Estimates suggest up to 50 percent of neurodivergent people are unemployed - a figure eight times higher than the general population. The Detail finds out about the obstacles they face in the workplace. 

Just about every sector in the New Zealand workforce is short of skilled staff - retail, hospitality, construction, trades, logistics - you name it.

At the same time, there's a part of our community that has unemployment levels of between 35 and 50 percent: those who are neurodivergent - whose brains are wired differently.

Life is hard for people on the autism spectrum, with ADHD or dyslexia or dyspraxia, and for people with brain injuries.

Finding work - and keeping it - is really hard. When you're different, you often don't fit into the office culture, don't work the same way as your colleagues, and you spend time trying to hide your condition.  

Now there's an organisation trying to address work issues with its Brain Badge certification - it's a bit like the Rainbow or Green Tick programmes, but encourages companies to support their neurodivergent staff. It launches in a couple of months and is being developed in conjunction with three big corporate supporters - The Warehouse Group, Kiwibank, and Auckland Transport.

Newsroom business editor Nikki Mandow has written about the programme and the difficulties neurodivergent people face in the workforce.

"Practically everybody you talk to, when you say you're doing the story, they say 'Ah my niece, or my son, or my sister or brother'…there are so many people who are touched by neurodiversity and particularly in this area of not being able to find work," she says.

Despite the fact neurodivergent people probably make up about 20 percent of the population, there's very little help for them, or awareness of the issue.

"I think we are nowhere [on this]," says Mandow.

She'd like companies to look beyond simply pigeon-holing autistic workers as high-processing tech geniuses and using those hiring practices to say they’re doing their bit for diversity.

"But that's about as far as any companies seem to go." 

It's hoped the Brain Badge can follow the success of the Rainbow Tick as a corporate idea.

Mandow believes the current skills shortage may help the cause, with companies forced to make accommodations to keep their neurodivergent staff.

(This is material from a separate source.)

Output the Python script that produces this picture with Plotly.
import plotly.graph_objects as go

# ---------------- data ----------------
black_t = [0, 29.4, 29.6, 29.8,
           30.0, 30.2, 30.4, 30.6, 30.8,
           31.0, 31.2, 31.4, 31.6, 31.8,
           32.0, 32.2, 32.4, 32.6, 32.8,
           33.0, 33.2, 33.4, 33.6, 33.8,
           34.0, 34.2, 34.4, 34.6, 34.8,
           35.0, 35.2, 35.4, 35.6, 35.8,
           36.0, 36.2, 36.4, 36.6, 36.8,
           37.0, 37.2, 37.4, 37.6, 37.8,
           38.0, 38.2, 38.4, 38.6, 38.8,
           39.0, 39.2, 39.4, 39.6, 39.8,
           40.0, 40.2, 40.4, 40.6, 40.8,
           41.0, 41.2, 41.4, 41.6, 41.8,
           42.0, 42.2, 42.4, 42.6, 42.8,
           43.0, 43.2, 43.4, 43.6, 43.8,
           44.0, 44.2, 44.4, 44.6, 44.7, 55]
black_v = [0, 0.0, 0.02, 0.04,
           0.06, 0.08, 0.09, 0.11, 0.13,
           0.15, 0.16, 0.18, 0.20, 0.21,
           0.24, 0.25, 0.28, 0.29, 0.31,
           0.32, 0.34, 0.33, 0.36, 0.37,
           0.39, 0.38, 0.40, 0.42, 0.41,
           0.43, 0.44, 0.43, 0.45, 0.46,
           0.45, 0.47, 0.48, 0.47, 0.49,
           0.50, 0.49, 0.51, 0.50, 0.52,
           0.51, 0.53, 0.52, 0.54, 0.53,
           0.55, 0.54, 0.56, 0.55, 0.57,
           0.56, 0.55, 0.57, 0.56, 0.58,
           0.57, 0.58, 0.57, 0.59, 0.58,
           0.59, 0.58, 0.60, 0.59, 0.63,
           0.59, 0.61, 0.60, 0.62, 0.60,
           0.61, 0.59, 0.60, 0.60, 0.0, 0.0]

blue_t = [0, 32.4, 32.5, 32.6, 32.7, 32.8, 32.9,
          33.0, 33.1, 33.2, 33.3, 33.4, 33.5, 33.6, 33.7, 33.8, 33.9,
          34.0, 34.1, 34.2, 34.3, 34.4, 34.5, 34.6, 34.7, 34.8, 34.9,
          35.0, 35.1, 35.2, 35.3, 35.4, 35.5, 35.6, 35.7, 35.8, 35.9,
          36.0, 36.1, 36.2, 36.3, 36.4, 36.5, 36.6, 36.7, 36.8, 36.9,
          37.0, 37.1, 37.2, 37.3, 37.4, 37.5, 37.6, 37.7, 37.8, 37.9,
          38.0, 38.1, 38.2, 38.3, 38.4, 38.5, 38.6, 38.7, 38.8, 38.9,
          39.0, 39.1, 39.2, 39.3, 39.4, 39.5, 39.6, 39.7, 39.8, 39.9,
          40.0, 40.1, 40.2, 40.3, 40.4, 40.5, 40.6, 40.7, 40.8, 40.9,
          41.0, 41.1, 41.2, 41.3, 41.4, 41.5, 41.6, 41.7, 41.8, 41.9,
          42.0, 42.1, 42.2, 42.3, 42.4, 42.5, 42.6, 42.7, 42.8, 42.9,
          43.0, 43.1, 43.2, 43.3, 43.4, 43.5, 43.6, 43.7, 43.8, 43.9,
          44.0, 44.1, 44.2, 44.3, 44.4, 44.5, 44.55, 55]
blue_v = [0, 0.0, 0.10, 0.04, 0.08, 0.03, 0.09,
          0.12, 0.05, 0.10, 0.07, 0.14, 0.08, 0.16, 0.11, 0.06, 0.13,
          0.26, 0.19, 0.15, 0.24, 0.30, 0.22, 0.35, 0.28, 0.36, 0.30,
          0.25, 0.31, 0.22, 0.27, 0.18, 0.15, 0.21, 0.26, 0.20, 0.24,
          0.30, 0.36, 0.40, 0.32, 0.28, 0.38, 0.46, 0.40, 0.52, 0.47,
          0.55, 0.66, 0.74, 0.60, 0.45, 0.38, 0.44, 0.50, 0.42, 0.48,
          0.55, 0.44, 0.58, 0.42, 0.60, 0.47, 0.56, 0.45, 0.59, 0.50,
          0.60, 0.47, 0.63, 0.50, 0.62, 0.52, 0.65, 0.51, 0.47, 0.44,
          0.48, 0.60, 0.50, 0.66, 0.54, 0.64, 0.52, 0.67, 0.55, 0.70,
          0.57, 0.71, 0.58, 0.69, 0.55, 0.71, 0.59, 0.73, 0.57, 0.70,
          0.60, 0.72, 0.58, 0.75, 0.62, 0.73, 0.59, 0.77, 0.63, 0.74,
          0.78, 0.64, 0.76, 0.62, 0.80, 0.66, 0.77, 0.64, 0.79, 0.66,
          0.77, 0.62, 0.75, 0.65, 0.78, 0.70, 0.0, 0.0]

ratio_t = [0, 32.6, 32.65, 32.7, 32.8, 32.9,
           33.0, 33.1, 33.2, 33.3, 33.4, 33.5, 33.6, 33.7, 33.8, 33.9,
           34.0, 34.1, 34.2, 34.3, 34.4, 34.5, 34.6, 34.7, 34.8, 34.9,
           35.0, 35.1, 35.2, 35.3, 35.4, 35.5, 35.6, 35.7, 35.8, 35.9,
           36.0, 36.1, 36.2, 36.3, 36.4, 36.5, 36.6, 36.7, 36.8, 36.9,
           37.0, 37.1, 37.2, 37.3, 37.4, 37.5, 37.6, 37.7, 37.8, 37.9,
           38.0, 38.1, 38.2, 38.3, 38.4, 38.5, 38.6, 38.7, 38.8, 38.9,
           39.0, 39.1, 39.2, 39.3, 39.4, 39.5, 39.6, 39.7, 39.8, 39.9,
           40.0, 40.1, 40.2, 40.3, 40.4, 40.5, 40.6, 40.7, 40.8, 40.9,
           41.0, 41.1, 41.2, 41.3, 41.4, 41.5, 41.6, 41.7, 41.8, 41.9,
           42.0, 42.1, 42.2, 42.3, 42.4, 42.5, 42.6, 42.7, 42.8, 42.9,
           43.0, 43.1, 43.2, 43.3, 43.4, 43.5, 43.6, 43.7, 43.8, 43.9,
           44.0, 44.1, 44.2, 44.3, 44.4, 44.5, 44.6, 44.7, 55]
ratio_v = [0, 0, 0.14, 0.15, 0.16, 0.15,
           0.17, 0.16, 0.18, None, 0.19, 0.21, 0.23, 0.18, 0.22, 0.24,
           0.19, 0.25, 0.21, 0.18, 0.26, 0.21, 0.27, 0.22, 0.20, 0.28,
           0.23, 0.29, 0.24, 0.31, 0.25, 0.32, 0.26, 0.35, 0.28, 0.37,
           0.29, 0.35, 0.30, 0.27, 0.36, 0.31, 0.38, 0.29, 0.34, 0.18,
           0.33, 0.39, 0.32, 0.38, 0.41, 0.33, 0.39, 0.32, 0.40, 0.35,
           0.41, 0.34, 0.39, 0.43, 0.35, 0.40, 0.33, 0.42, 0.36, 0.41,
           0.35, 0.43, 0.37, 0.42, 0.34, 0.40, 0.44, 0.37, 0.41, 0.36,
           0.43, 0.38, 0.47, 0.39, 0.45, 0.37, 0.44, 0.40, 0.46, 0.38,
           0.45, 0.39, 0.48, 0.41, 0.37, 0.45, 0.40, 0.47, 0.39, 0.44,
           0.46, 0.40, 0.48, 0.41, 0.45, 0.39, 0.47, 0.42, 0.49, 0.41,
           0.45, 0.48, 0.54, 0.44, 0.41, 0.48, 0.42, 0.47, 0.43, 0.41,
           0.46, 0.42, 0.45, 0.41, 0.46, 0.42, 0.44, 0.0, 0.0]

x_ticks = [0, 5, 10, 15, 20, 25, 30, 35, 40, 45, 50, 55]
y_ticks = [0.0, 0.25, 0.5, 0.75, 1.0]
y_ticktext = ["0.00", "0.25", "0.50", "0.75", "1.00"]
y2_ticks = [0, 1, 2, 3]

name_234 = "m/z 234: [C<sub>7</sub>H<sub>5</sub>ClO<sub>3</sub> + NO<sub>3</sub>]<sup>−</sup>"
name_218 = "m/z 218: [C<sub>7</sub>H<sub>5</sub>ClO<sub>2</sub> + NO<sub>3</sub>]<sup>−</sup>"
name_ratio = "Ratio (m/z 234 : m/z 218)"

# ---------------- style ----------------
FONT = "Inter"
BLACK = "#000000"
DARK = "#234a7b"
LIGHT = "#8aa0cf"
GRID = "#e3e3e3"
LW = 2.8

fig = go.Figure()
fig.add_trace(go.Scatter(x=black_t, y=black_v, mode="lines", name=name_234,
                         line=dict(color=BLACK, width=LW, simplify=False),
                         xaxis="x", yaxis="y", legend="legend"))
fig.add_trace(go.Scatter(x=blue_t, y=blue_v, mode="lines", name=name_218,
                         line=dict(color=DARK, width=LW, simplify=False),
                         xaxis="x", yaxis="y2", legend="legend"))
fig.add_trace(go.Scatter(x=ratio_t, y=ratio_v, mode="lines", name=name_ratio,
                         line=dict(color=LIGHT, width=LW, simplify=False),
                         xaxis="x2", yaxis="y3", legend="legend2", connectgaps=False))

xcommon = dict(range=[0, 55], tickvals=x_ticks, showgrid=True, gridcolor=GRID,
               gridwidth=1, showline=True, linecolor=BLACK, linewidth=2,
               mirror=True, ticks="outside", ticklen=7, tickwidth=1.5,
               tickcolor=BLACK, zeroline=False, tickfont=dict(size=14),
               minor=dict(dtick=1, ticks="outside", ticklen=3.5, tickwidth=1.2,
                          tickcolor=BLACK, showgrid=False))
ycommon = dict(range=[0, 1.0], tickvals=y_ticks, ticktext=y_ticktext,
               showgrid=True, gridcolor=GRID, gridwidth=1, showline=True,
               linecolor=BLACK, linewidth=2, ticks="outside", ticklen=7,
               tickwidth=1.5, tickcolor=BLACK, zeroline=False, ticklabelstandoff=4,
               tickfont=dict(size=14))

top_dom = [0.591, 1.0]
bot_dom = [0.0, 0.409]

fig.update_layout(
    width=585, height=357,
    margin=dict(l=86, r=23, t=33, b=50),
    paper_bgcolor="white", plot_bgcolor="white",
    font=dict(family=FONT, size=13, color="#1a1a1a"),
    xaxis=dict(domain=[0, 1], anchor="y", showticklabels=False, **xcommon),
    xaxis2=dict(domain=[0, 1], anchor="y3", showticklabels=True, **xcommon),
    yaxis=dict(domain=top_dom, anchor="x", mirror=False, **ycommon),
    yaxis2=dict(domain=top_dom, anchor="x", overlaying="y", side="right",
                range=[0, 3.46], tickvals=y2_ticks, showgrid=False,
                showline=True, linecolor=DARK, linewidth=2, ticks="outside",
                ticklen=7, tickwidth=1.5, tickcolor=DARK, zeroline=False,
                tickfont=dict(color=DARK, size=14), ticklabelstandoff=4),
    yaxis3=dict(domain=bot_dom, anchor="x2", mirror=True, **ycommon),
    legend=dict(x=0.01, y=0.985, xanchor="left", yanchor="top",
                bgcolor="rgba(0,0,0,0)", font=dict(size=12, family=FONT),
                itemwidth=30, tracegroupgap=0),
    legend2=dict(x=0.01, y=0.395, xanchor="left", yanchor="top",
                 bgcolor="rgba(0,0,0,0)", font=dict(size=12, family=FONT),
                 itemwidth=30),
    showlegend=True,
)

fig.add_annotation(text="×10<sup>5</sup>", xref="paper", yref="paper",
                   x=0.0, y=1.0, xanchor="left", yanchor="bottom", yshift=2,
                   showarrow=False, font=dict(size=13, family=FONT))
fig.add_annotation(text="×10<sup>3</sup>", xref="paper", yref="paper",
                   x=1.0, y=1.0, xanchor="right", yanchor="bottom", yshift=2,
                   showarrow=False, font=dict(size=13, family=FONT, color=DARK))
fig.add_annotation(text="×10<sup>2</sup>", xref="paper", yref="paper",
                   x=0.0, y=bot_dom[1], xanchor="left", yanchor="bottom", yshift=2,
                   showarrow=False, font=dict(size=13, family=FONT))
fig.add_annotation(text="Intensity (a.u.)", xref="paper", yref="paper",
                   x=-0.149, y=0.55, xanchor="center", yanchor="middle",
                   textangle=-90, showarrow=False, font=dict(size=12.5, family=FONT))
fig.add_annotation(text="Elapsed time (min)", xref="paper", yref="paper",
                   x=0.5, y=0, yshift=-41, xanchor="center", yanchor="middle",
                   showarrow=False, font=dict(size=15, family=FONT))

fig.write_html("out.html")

Brain Badge advisor Rich Rowley was diagnosed with ADHD at the age of 42. He tells The Detail about why he got involved with, and is driving, the project.

"I'd never seen my diversity as something that would add value at all," he says. That was until he worked for an employer who encouraged him and nurtured his differences.

Three of Rowley's four children are like him, and he wants to improve the world for them.

"We've only really just started the conversation [about neurodiversity]," he says.

"It's kind of where the pride movement was in the '70s. It's so far behind. And I've had enough and I just wanted to do something about it."

The Detail also speaks to prize-winning flash-fiction author Jack Remiel Cottrell, who has ADHD, which he describes as a combination of both distractibility and hyperactivity, and also dyslexia.

One of his many former jobs was working in a busy, loud newsroom - a difficult experience for him.

"I didn't quite fully understand just how difficult I was going to find the job," he says.

"Not because it was inherently beyond my capabilities, but because the way it was all structured. I felt I was working as hard as possible and was just not getting what was expected of me done, and what everybody else in the team seemed to be able to manage."

His love of writing has been the motivator to work very consciously to get better at spelling and grammar, something that didn't come intuitively to him.

Cottrell didn't necessarily try to hide what was going on, but says it was more like he knew not to mention it.

"People didn't really find it particularly something that they understood. There was this kind of thing that, if it gets around and I want to stay in media, maybe people in the future will go, 'Oh, he's got ADHD', or 'He's been difficult to work with and that's why he's difficult to work with'. It's a small industry."